La maison
elasys
L'angoisse de l'habitude
Je me lève tous les matins après mon père. Quelques minutes séparent nos deux alarmes. Juste le temps pour lui d'allumer la cafetière, posée sur le plan de travail en granit, et d'aller se réfugier dans la salle de bain, toute lumière éteinte. Il n'est pas vraiment réveillé tant qu'il n'a pas avalé son bol d'encre bien noir alors il s'habille dans l'obscurité, à tâtons.
Quand je descends les escaliers de bois, pieds nus en plein hiver, je maudis chaque marche glacée. Arriver sur les premiers carrelages, rendus confortables par le chauffage au sol, est chaque fois un soulagement.
J'allume toutes les lumières de la cuisine avant de me faire griller des tranches de pain, ajoutant l'odeur des toasts à celle, rassurante, du café chaud. Je pose les bols sur la table ronde, en me cognant une fois de plus à l'abat-jour mal réglé. Je m'agace de ma maladresse tout en essayant de remonter le plastique noir déjà trop abîmé pour se plier à mes torsions.
Irritée, je m'assois lourdement sur ma chaise qui craque. Elle est home made comme s'écrit souvent fièrement mon père. Je dirais surtout qu'elle a beaucoup vécu et qu'un jour, je me retrouverai le derrière sur le carrelage !
J'avale la première gorgée de thé et je me détends. La cuisine est encombrée. Le grille-pain et la cafetière côtoient flacons de vernis, brosse à dents et bougeoirs de Noël qui n'ont rien à faire là. Derrière moi, à la porte-vitrée, le chat gratte en miaulant. Cruelle, je le laisse à ses jérémiades, le regard perdu à la fenêtre, mes pensées en pagaille se déversant entre mon bol et mes tartines beurrées.
Je déjeune en vitesse après avoir vu l'heure. Au moment où les pas lourds de l'ours mal léché qu'est mon paternel avant 8h me font lever la tête, je récupère les vêtements abandonnés sur la rampe d'escalier et entre dans la salle de bain pendant que mon père éteint les lumières en grommelant que c'est pas Versailles quand même !
La perfection de l'enfance
Dans mon petit appartement parisien, coincée entre la table et le sofa, je déjeune sous ma mezzanine. L'odeur du café et la ronde des mal réveillés me manquent un peu. J'ai toujours le regard dans le vague et toutes les lumières possibles allumées mais ici, c'est mon lit haut perché qui m'assomme chaque jour.
Je n'ai plus autant d'espace et mes petites habitudes ont mué. Je mets la musique sous la douche puisque je vis seule. Je déjeune pendant plusieurs heures, souvent en travaillant en pyjama, puisque personne ne me juge. Je parle toute seule un peu plus qu'avant parce que je n'ai plus de chat à ignorer. Je lis la presse internationale parce que je suis une adulte cultivée.

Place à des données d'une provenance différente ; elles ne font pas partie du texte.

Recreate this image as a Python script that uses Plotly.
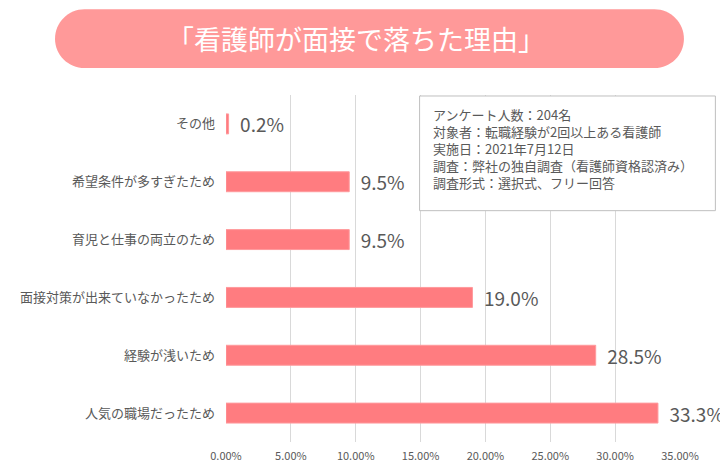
import plotly.graph_objects as go

# data
reasons = ["その他", "希望条件が多すぎたため", "育児と仕事の両立のため",
           "面接対策が出来ていなかったため", "経験が浅いため", "人気の職場だったため"]
shares = [0.002, 0.095, 0.095, 0.190, 0.285, 0.333]
tick_vals = [0, 0.05, 0.10, 0.15, 0.20, 0.25, 0.30, 0.35]

title_text = "「看護師が面接で落ちた理由」"
note_lines = ["アンケート人数：204名",
              "対象者：転職経験が2回以上ある看護師",
              "実施日：2021年7月12日",
              "調査：弊社の独自調査（看護師資格認済み）",
              "調査形式：選択式、フリー回答"]

# page body has an 8px margin, so the figure is drawn 8px in from the corner
OFF = 8
W, H = 720, 467
L, R, T, B = 210, 48, 87, 32
pw, ph = W - L - R, H - T - B

def px(x):
    return (x - OFF - L) / pw

def py(y):
    return (H - B - (y - OFF)) / ph

font = "Noto Sans CJK JP"
grey = "#595959"

fig = go.Figure()
fig.add_trace(go.Bar(
    y=reasons, x=shares, orientation="h",
    marker=dict(color="#FF7C80", line=dict(color="#FF9A9D", width=1)),
    width=0.345,
    text=["  %.1f%%" % (v * 100) for v in shares],
    textposition="outside",
    constraintext="none",
    textfont=dict(size=19, color=grey, family=font),
    cliponaxis=False,
    hoverinfo="skip",
))

# pill-shaped title background
x0, x1, y0, y1, r = 44, 684, 9, 68, 30
k = 0.55
ym = (y0 + y1) / 2
pts = (f"M{px(x0 + r)},{py(y0)} L{px(x1 - r)},{py(y0)} "
       f"C{px(x1 - r + r * k)},{py(y0)} {px(x1)},{py(ym - (ym - y0) * k)} {px(x1)},{py(ym)} "
       f"C{px(x1)},{py(ym + (y1 - ym) * k)} {px(x1 - r + r * k)},{py(y1)} {px(x1 - r)},{py(y1)} "
       f"L{px(x0 + r)},{py(y1)} "
       f"C{px(x0 + r - r * k)},{py(y1)} {px(x0)},{py(ym + (y1 - ym) * k)} {px(x0)},{py(ym)} "
       f"C{px(x0)},{py(ym - (ym - y0) * k)} {px(x0 + r - r * k)},{py(y0)} {px(x0 + r)},{py(y0)} Z")
fig.add_shape(type="path", path=pts, xref="paper", yref="paper",
              fillcolor="#FF9999", line=dict(width=0), layer="above")
fig.add_annotation(text=title_text, x=px(350), y=py(38), xref="paper", yref="paper",
                   xanchor="center", yanchor="middle",
                   showarrow=False, font=dict(size=27, color="white", family=font))

# survey note box
fig.add_shape(type="rect", xref="paper", yref="paper",
              x0=px(415), x1=px(716), y0=py(96), y1=py(211),
              fillcolor="white", line=dict(color="#BFBFBF", width=1), layer="above")
fig.add_annotation(text="<br>".join(note_lines), x=px(427), y=py(103),
                   xref="paper", yref="paper", xanchor="left", yanchor="top",
                   align="left", showarrow=False,
                   font=dict(size=13, color=grey, family=font))

fig.update_layout(
    width=W, height=H,
    margin=dict(l=L, r=R, t=T, b=B),
    paper_bgcolor="white", plot_bgcolor="white",
    showlegend=False,
    font=dict(family=font, color=grey),
    xaxis=dict(range=[0, 0.35], tickvals=tick_vals, tickformat=".2%",
               showgrid=True, gridcolor="#D9D9D9", gridwidth=1,
               zeroline=False, showline=False, ticks="",
               tickfont=dict(size=11, color=grey), ticklabelstandoff=6),
    yaxis=dict(autorange="reversed", showgrid=False, showline=False, ticks="",
               tickfont=dict(size=13, color=grey), ticklabelstandoff=10),
)

fig.write_html("out.html")
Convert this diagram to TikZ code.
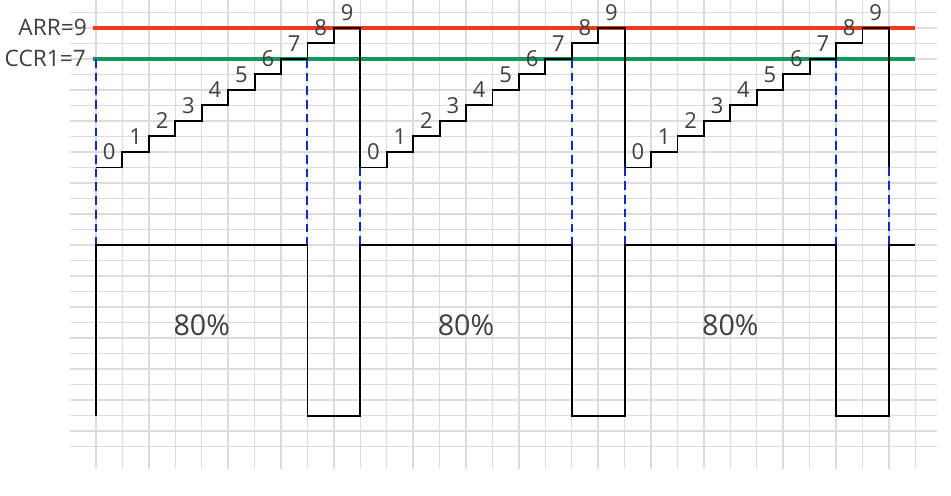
\documentclass[tikz,border=0pt]{standalone}
\usepackage{fontspec}
\setmainfont{Open Sans}
\definecolor{arrred}{HTML}{F03A1E}
\definecolor{ccrgreen}{HTML}{12995A}
\definecolor{dashblue}{HTML}{1428C8}
\definecolor{gridgray}{HTML}{DCDCDC}
\definecolor{txtgray}{HTML}{3F3F3F}
\begin{document}
\begin{tikzpicture}[x=0.75pt,y=-0.75pt,
  gridline/.style={draw=gridgray,line width=1.1pt},
  levelline/.style={line width=3pt},
  stair/.style={draw=black,line width=1.4pt,line join=miter},
  pulse/.style={draw=black,line width=1.4pt},
  guide/.style={draw=dashblue,line width=1.5pt,dash pattern=on 6.5pt off 3.8pt},
  digit/.style={text=txtgray,font=\fontsize{16.5}{19}\selectfont,inner sep=0pt},
  reglabel/.style={text=txtgray,font=\fontsize{17}{20}\selectfont,inner sep=0pt,anchor=east},
  duty/.style={text=txtgray,font=\fontsize{21.5}{26}\selectfont,inner sep=0pt}]
\def\cw{26.43}
\def\rh{15.514}
\useasboundingbox (0,0) rectangle (951,496);
\fill[white] (0,0) rectangle (951,496);
% grid
\foreach \i in {0,...,31} \draw[gridline] ({96+\i*\cw},0) -- ({96+\i*\cw},469);
\foreach \j in {0,...,28} \draw[gridline] (69.5,{12.3+\j*\rh}) -- (937,{12.3+\j*\rh});
% ARR and CCR1 levels
\draw[levelline,draw=arrred] (93,{12.3+\rh}) -- (915,{12.3+\rh});
\draw[levelline,draw=ccrgreen] (93,{12.3+3*\rh}) -- (915,{12.3+3*\rh});
\node[reglabel] (arr) at (87,{12.3+\rh}) {ARR=9};
\node[reglabel] (ccr) at (86,{12.3+3*\rh}) {CCR1=7};
% blue dashed guides
\foreach \c in {0,8,18,28}
  \draw[guide] ({96+\c*\cw},{12.3+3*\rh}) -- ({96+\c*\cw},{12.3+15*\rh});
\foreach \c in {10,20,30}
  \draw[guide] ({96+\c*\cw},{12.3+10*\rh}) -- ({96+\c*\cw},{12.3+15*\rh});
% counter staircase
\foreach \c in {0,1,2}{
  \draw[stair] ({96+10*\c*\cw},{12.3+10*\rh})
    \foreach \k in {0,...,8}{ -- ++(\cw,0) -- ++(0,-\rh) }
    -- ++(\cw,0) -- ++(0,{9*\rh});
  \foreach \k in {0,...,9}
    \node[digit] (d\c\k) at ({96+(10*\c+\k+0.5)*\cw},{12.3+(10-\k)*\rh-15.5}) {\k};
}
% PWM output
\draw[pulse] (96,{12.3+26*\rh})
  -- (96,{12.3+15*\rh}) -- ({96+8*\cw},{12.3+15*\rh}) -- ({96+8*\cw},{12.3+26*\rh})
  -- ({96+10*\cw},{12.3+26*\rh}) -- ({96+10*\cw},{12.3+15*\rh})
  -- ({96+18*\cw},{12.3+15*\rh}) -- ({96+18*\cw},{12.3+26*\rh})
  -- ({96+20*\cw},{12.3+26*\rh}) -- ({96+20*\cw},{12.3+15*\rh})
  -- ({96+28*\cw},{12.3+15*\rh}) -- ({96+28*\cw},{12.3+26*\rh})
  -- ({96+30*\cw},{12.3+26*\rh}) -- ({96+30*\cw},{12.3+15*\rh})
  -- ({96+31*\cw},{12.3+15*\rh});
\node[duty] (p1) at ({96+4*\cw},325.5) {80\%};
\node[duty] (p2) at ({96+14*\cw},325.5) {80\%};
\node[duty] (p3) at ({96+24*\cw},325.5) {80\%};
\end{tikzpicture}
\end{document}
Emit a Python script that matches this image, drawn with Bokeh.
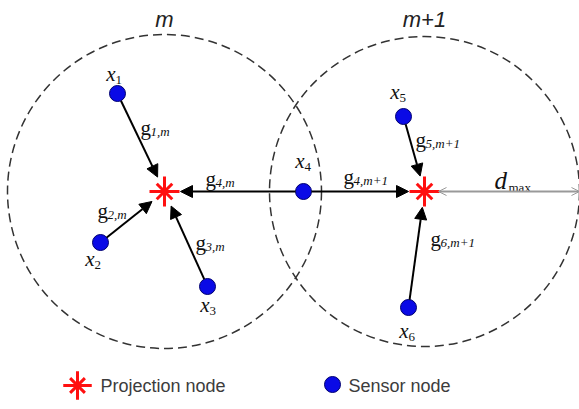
import numpy as np
from bokeh.plotting import figure
from bokeh.models import ColumnDataSource, Arrow, NormalHead, OpenHead, Range1d
from bokeh.core.properties import value
from bokeh.embed import file_html
from bokeh.resources import INLINE

# ---------------- data (diagram coordinates, y grows downward) ----------------
cell_names = ["m", "m+1"]
proj_x = [164, 424]
proj_y = [191, 191]
cell_radius = [157, 155]

sensor_ids = ["1", "2", "3", "4", "5", "6"]
sensor_x = [117, 100, 207, 303, 403, 408]
sensor_y = [93, 242, 286, 191, 116, 307]

link_sensor = [0, 1, 2, 3, 3, 4, 5]
link_proj = [0, 0, 0, 0, 1, 1, 1]
link_sub = ["1,m", "2,m", "3,m", "4,m", "4,m+1", "5,m+1", "6,m+1"]

legend_labels = ["Projection node", "Sensor node"]

# ---------------- layout (label offsets relative to marks) ----------------
sensor_lab_dx = [-1, -5, 3, 2, -3, 1]
sensor_lab_dy = [-20, 16, 18, -31, -25, 23]
link_lab_x = [140, 97, 195, 205, 343, 415, 430]
link_lab_y = [127, 210, 242, 178, 176, 139, 238]

SERIF = value("Liberation Serif")
SANS = value("Liberation Sans")

W, H = 579, 409
p = figure(width=W, height=H, x_range=Range1d(0, W), y_range=Range1d(H, 0),
           output_backend="svg", toolbar_location=None, min_border=0,
           min_border_left=0, min_border_right=0, min_border_top=0, min_border_bottom=0)
p.axis.visible = False
p.grid.visible = False
p.outline_line_color = None
p.background_fill_color = "white"
p.border_fill_color = "white"

# dashed cell boundaries
p.circle(x=proj_x, y=proj_y, radius=cell_radius, fill_alpha=0, line_color="#333333",
         line_width=1.5, line_dash="9 5")

# d_max arrow
dmax_start = proj_x[1] + 14
dmax_end = proj_x[1] + cell_radius[1]
p.add_layout(Arrow(x_start=dmax_start, y_start=proj_y[1], x_end=dmax_end, y_end=proj_y[1],
                   line_color="#999999", line_width=2,
                   start=OpenHead(size=8, line_color="#999999", line_width=1),
                   end=OpenHead(size=8, line_color="#999999", line_width=1)))

# link arrows
xs, ys, xe, ye = [], [], [], []
for s, j in zip(link_sensor, link_proj):
    sx, sy = sensor_x[s], sensor_y[s]
    px, py = proj_x[j], proj_y[j]
    d = np.hypot(px - sx, py - sy)
    ux, uy = (px - sx) / d, (py - sy) / d
    xs.append(sx + 8 * ux); ys.append(sy + 8 * uy)
    xe.append(px - 16 * ux); ye.append(py - 16 * uy)
asrc = ColumnDataSource(dict(xs=xs, ys=ys, xe=xe, ye=ye))
p.add_layout(Arrow(x_start="xs", y_start="ys", x_end="xe", y_end="ye", source=asrc,
                   line_color="black", line_width=2,
                   end=NormalHead(size=12, fill_color="black", line_color="black", line_width=1)))

# projection nodes (stars)
def star(x, y, s=1.0):
    p.scatter(x=x, y=y, marker="x", size=22 * s, line_color="#ff1010", line_width=3)
    p.scatter(x=x, y=y, marker="cross", size=30 * s, line_color="#ff1010", line_width=3)

star(proj_x, proj_y)

# sensor nodes
p.scatter(x=sensor_x, y=sensor_y, marker="circle", size=16, fill_color="#0a0ae6",
          line_color="#000070", line_width=1)

# sensor labels
lx = [sensor_x[i] + sensor_lab_dx[i] for i in range(6)]
ly = [sensor_y[i] + sensor_lab_dy[i] for i in range(6)]
p.text(x=[v - 1 for v in lx], y=ly, text=["x"] * 6, text_font=SERIF, text_font_style="italic",
       text_font_size="21px", text_align="right", text_baseline="middle", text_color="#111111")
p.text(x=[v - 1 for v in lx], y=[v + 6 for v in ly], text=sensor_ids, text_font=SERIF,
       text_font_size="13px", text_align="left", text_baseline="middle", text_color="#111111")

# link labels
p.text(x=link_lab_x, y=link_lab_y, text=["g"] * len(link_lab_x), text_font=SERIF,
       text_font_size="21px", text_align="left", text_baseline="middle", text_color="#111111")
p.text(x=[v + 10 for v in link_lab_x], y=[v + 4 for v in link_lab_y], text=link_sub,
       text_font=SERIF, text_font_style="italic", text_font_size="13px",
       text_align="left", text_baseline="middle", text_color="#111111")

# d_max label
dlx = dmax_start + 56
p.text(x=[dlx], y=[180], text=["d"], text_font=SERIF, text_font_style="italic",
       text_font_size="25px", text_align="left", text_baseline="middle", text_color="#111111")
p.text(x=[dlx + 14], y=[187], text=["max"], text_font=SERIF,
       text_font_size="13px", text_align="left", text_baseline="middle", text_color="#111111")

# cell names
p.text(x=proj_x, y=[19, 19], text=cell_names, text_font=SANS, text_font_style="italic",
       text_font_size="22px", text_align="center", text_baseline="alphabetic",
       text_color="#222222")

# legend
star([77], [385], 0.95)
p.scatter(x=[332], y=[384], marker="circle", size=16, fill_color="#0a0ae6",
          line_color="#000070", line_width=1)
p.text(x=[100, 348], y=[385, 385], text=legend_labels, text_font=SANS,
       text_font_size="18px", text_align="left", text_baseline="middle", text_color="#3c3c3c")

open("out.html", "w").write(file_html(p, INLINE))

Et souvent, je repense à mon lit double sur lequel s'empilent deux matelas, au bois moucheté du plafond de ma chambre, à la tapisserie japonisante qui habille la pièce et à la bibliothèque patinée qui fait briller mes yeux de dévoreuse de livre. Je revois ma mère descendre l'escalier en été pour venir s'assoir sur la terrasse et déjeuner au soleil, son royal félin sur les genoux, absorbée par la quiétude de l'instant.
Même les soirées de mes parents avec leurs amis me manquent. Obligée de faire acte de présence, j'étais parquée avec les enfants en bout de table. Je nous vois passer les assiettes à maman qui sert de tata à des marmots affamés, papa servir le vin rouge aux copains, et vous les filles, vous servez à boire aux enfants, et les regards plein de sens que nous échangions avec ma sœur.
Je revois cette maison imparfaite, les dauphins sur le crépi, lubie créative de mon plongeur de père, mon chien-assis qui donne sur les montagnes, la cours en cailloux blancs qui attend le macadam, la boite aux lettres enfantine peinte par ma mère, les bacs à fleurs pleins de rosiers récalcitrants, les murs en pierres montés à la main et tout ce qui en fait l'auberge de mon enfance.
Dans mon petit appart' parisien qui m'étouffe, je me rêve grande propriétaire, avec mille logements idéaux. Un loft dans le marais, un mas dans le Luberon avec un grand parc, une maison sur la côte chilienne pour me reposer au bord du Pacifique, une vue sur le parc Güel pour célébrer mon admiration pour Gaudi, un appartement à Palermo pour me rappeler mes amours argentines, une villa à Tulum pour nager dans les Caraïbes, une cabane dans les bois vosgiens pour oublier le monde et puis surtout, la maison de mes parents pour rentrer à la maison, justement.